CUDAKernelLaunchConfiguration GPUKernelSizeOptimizerSvc::get_launch_configuration ( const std::string & name, const int number = 0, const int dynamic_memory = 0 ) const

overridevirtual

Retrieve the (hopefully optimal) kernel launch configuration.

Definition at line 51 of file GPUKernelSizeOptimizerSvc.cxx.

{
  auto it = m_kernel_map.find(name);
  if (it != m_kernel_map.end() && int(it->second.size()) > number)
    {
      const int usage = get_GPU_usage();
      return it->second[number].configs[usage];
    }
  else
    {
      return {};
    }
}

handle()

void CaloGPUCUDAInitialization::handle ( const Incident & incident )

inlineoverrideinherited

Definition at line 66 of file CaloGPUCUDAInitialization.h.

  {
    const bool is_multiprocess = (Gaudi::Concurrency::ConcurrencyFlags::numProcs() > 0);
    if (is_multiprocess && incident.type() == AthenaInterprocess::UpdateAfterFork::type())
      {
        if (!this->initialize_CUDA().isSuccess())
        {
          throw GaudiException("Failed to perform the CUDA initialization!",
                               "CaloGPUCUDAInitialization::handle",
                               StatusCode::FAILURE);
        }
      }
  }

initialize()

virtual StatusCode GPUKernelSizeOptimizerSvc::initialize ( )

inlineoverridevirtual

Reimplemented from CaloGPUCUDAInitialization.

Definition at line 74 of file GPUKernelSizeOptimizerSvc.h.

  {
    return CaloGPUCUDAInitialization::initialize();
  }

initialize_CUDA()

StatusCode GPUKernelSizeOptimizerSvc::initialize_CUDA ( )

overridevirtual

Initialization that invokes CUDA functions.

Reimplemented from CaloGPUCUDAInitialization.
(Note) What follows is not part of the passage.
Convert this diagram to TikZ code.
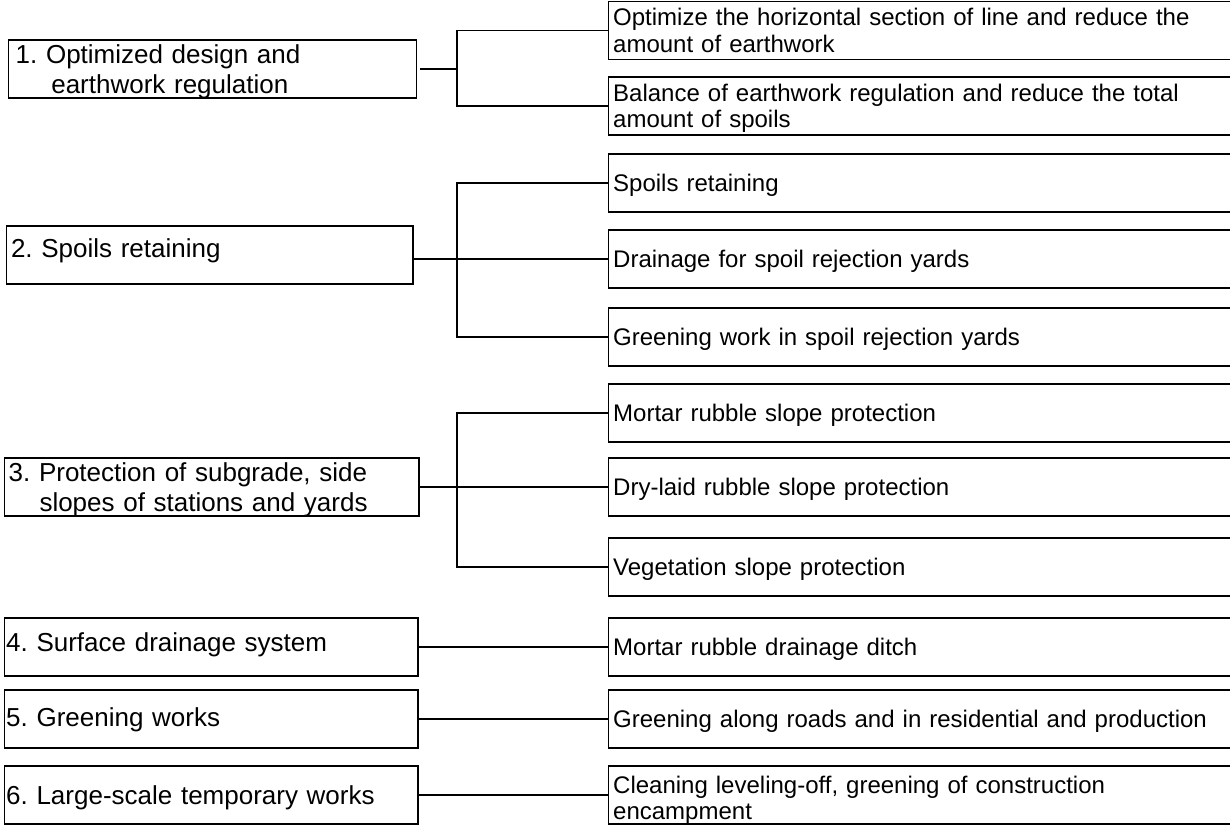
\documentclass[tikz,border=0pt]{standalone}
\usepackage{fontspec}
\setmainfont{Liberation Sans}
\usepackage{tikz}
\usetikzlibrary{graphs, positioning}

\frenchspacing
\newcommand{\bigtext}{\fontsize{26}{30.5}\selectfont}
\newcommand{\smalltext}{\fontsize{24}{26.7}\selectfont}

\tikzset{
	mainbox/.style={draw, anchor=north west, align=left, outer sep=0pt, inner ysep=0pt, minimum height=58pt, text height=18.6pt, text depth=0pt, font=\bigtext},
	subbox/.style={draw, align=left, outer sep=0pt, inner xsep=4.5pt, inner ysep=0pt, text width=622pt, minimum height=58pt, text height=17.2pt, text depth=0pt, font=\smalltext},
	twolines/.style={text depth=26.7pt},
}

\begin{document}
\begin{tikzpicture}[x=1pt, y=-1pt, line width=1.4pt]
		\useasboundingbox (0,0) rectangle (1230,825);
		\clip (0,0) rectangle (1230,825);
		
		% measures
		\node[subbox, twolines, anchor=north west]	(Horizontal) at (608.7,1.7) {Optimize the horizontal section of line and reduce the\\amount of earthwork};
		\node[subbox, twolines, below=17.3pt of Horizontal]	(Balance) {Balance of earthwork regulation and reduce the total\\amount of spoils};
		\node[subbox, below=19pt of Balance]	(Retaining) {Spoils retaining};
		\node[subbox, below=18pt of Retaining]	(SpoilDrainage) {Drainage for spoil rejection yards};
		\node[subbox, below=20pt of SpoilDrainage]	(SpoilGreening) {Greening work in spoil rejection yards};
		\node[subbox, below=18pt of SpoilGreening]	(Mortar) {Mortar rubble slope protection};
		\node[subbox, below=16pt of Mortar]	(DryLaid) {Dry-laid rubble slope protection};
		\node[subbox, below=22pt of DryLaid]	(Vegetation) {Vegetation slope protection};
		\node[subbox, below=22pt of Vegetation]	(Ditch) {Mortar rubble drainage ditch};
		\node[subbox, below=14pt of Ditch]	(RoadGreening) {Greening along roads and in residential and production};
		\node[subbox, twolines, text height=23pt, below=18pt of RoadGreening]	(Encampment) {Cleaning leveling-off, greening of construction\\encampment};
		
		% works
		\node[mainbox, text depth=30.5pt, inner xsep=7pt, text width=394pt]	(Design) at (8.7,40) {1. Optimized design and\\\hspace*{35.6pt}earthwork regulation};
		\node[mainbox, inner xsep=4.3pt, text width=397.7pt, text depth=14pt]	(Spoils) at (6.7,226) {2. Spoils retaining};
		\node[mainbox, text depth=30.5pt, inner xsep=4pt, text width=406.3pt, left=189.7pt of DryLaid]	(Protection) {3. Protection of subgrade, side\\\hspace*{30.8pt}slopes of stations and yards};
		\node[mainbox, inner xsep=1.5pt, text width=410.3pt, text depth=9.4pt, left=190.7pt of Ditch]	(Surface) {4. Surface drainage system};
		\node[mainbox, inner xsep=1.5pt, text width=410.3pt, text depth=3.4pt, left=190.7pt of RoadGreening]	(Greening) {5. Greening works};
		\node[mainbox, inner xsep=1.5pt, text width=410.3pt, left=190.7pt of Encampment]	(Temporary) {6. Large-scale temporary works};
		
		\coordinate (spine) at (457,0);
		\draw ([xshift=3.3pt]Design.east) -- (Design.east -| spine);
		\draw (Horizontal.west) -| (spine |- Design.east) |- (Balance.west);
		\draw (Spoils.east |- SpoilDrainage.west) -- (SpoilDrainage.west);
		\draw (Retaining.west) -| (spine |- SpoilDrainage.west) |- (SpoilGreening.west);
		\draw (Mortar.west) -| (spine |- DryLaid.west) |- (Vegetation.west);
		
		\graph {
			(Protection) -- (DryLaid);
			(Surface) -- (Ditch);
			(Greening) -- (RoadGreening);
			(Temporary) -- (Encampment);
		};
	\end{tikzpicture}
\end{document}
Definition at line 66 of file GPUKernelSizeOptimizerSvc.cxx.

{
  m_dynpar_support = CaloRecGPU::CUDA_Helpers::supports_dynamic_parallelism();
  m_coopgroup_support = CaloRecGPU::CUDA_Helpers::supports_cooperative_launches();
 
  const std::string device_name = CaloRecGPU::CUDA_Helpers::GPU_name();
 
  for (const auto & file : m_kernelFiles)
    {
      std::ifstream in(file);
 
      if (!in.is_open())
        {
          ATH_MSG_WARNING("Cannot open '" << m_outputFile << "' for kernel size input.");
          continue;
        }
 
      nlohmann::json j;
      in >> j;
 
      for (const auto & entry : j)
        {
          if (entry.at("device") != device_name)
            {
              continue;
            }
          const KernelsEntry ke = entry.template get<KernelsEntry>();
 
          std::vector<KernelRecord> & vect = m_kernel_map[ke.name];
          vect.resize(ke.kernels.size());
 
          for (size_t i = 0; i < vect.size(); ++i)
            {
              for (const auto & ki : ke.kernels[i])
                {
                  CUDAKernelLaunchConfiguration config;
                  config.grid_x = ki.grid_x;
                  config.grid_y = ki.grid_y;
                  config.grid_z = ki.grid_z;
                  config.block_x = ki.block_x;
                  config.block_y = ki.block_y;
                  config.block_z = ki.block_z;
 
                  vect[i].add_configuration(config, ki.usage_start, ki.usage_end, true);
                }
            }
        }
 
    }
 
  return StatusCode::SUCCESS;
}

initialize_non_CUDA()

virtual StatusCode CaloGPUCUDAInitialization::initialize_non_CUDA ( )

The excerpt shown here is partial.